Exercise objective »
Skip the pictures and extract all of the lines exactly as written.
Start of Given material
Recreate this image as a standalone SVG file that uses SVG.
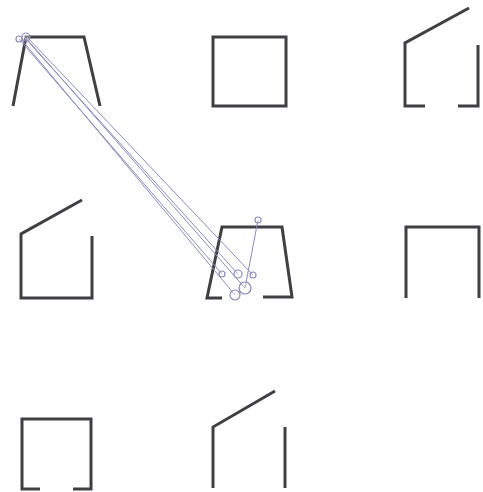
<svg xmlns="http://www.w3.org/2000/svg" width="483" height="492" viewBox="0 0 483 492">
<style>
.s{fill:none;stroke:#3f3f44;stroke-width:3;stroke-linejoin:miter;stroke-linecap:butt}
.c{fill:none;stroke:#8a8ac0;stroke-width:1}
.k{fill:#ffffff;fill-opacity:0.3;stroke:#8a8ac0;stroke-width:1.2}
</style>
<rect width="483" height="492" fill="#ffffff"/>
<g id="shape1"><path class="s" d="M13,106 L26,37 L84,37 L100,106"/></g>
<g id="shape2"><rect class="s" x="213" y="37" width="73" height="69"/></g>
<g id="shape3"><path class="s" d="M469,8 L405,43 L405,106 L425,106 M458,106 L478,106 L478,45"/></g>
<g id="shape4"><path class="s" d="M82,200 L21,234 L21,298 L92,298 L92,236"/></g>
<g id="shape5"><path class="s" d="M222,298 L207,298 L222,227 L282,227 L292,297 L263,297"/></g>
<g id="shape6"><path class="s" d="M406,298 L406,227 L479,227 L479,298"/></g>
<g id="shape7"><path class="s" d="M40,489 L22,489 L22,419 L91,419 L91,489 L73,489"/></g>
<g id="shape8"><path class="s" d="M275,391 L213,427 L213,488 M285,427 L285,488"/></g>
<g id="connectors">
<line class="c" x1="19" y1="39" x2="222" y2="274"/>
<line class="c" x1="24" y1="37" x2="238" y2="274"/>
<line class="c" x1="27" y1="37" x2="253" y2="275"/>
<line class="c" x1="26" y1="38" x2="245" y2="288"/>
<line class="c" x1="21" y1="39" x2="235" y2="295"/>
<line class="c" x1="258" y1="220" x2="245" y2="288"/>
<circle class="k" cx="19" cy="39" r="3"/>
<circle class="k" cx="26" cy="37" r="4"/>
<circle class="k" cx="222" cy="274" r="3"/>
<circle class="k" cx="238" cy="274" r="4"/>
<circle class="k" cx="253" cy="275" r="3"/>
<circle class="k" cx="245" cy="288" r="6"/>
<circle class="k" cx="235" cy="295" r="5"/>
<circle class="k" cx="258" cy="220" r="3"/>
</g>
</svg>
End of Given material
Correct response »
Recreate this image as a standalone SVG file that uses SVG.
<svg xmlns="http://www.w3.org/2000/svg" width="483" height="492" viewBox="0 0 483 492">
<style>
.s{fill:none;stroke:#3f3f44;stroke-width:3;stroke-linejoin:miter;stroke-linecap:butt}
.c{fill:none;stroke:#8a8ac0;stroke-width:1}
.k{fill:#ffffff;fill-opacity:0.3;stroke:#8a8ac0;stroke-width:1.2}
</style>
<rect width="483" height="492" fill="#ffffff"/>
<g id="shape1"><path class="s" d="M13,106 L26,37 L84,37 L100,106"/></g>
<g id="shape2"><rect class="s" x="213" y="37" width="73" height="69"/></g>
<g id="shape3"><path class="s" d="M469,8 L405,43 L405,106 L425,106 M458,106 L478,106 L478,45"/></g>
<g id="shape4"><path class="s" d="M82,200 L21,234 L21,298 L92,298 L92,236"/></g>
<g id="shape5"><path class="s" d="M222,298 L207,298 L222,227 L282,227 L292,297 L263,297"/></g>
<g id="shape6"><path class="s" d="M406,298 L406,227 L479,227 L479,298"/></g>
<g id="shape7"><path class="s" d="M40,489 L22,489 L22,419 L91,419 L91,489 L73,489"/></g>
<g id="shape8"><path class="s" d="M275,391 L213,427 L213,488 M285,427 L285,488"/></g>
<g id="connectors">
<line class="c" x1="19" y1="39" x2="222" y2="274"/>
<line class="c" x1="24" y1="37" x2="238" y2="274"/>
<line class="c" x1="27" y1="37" x2="253" y2="275"/>
<line class="c" x1="26" y1="38" x2="245" y2="288"/>
<line class="c" x1="21" y1="39" x2="235" y2="295"/>
<line class="c" x1="258" y1="220" x2="245" y2="288"/>
<circle class="k" cx="19" cy="39" r="3"/>
<circle class="k" cx="26" cy="37" r="4"/>
<circle class="k" cx="222" cy="274" r="3"/>
<circle class="k" cx="238" cy="274" r="4"/>
<circle class="k" cx="253" cy="275" r="3"/>
<circle class="k" cx="245" cy="288" r="6"/>
<circle class="k" cx="235" cy="295" r="5"/>
<circle class="k" cx="258" cy="220" r="3"/>
</g>
</svg>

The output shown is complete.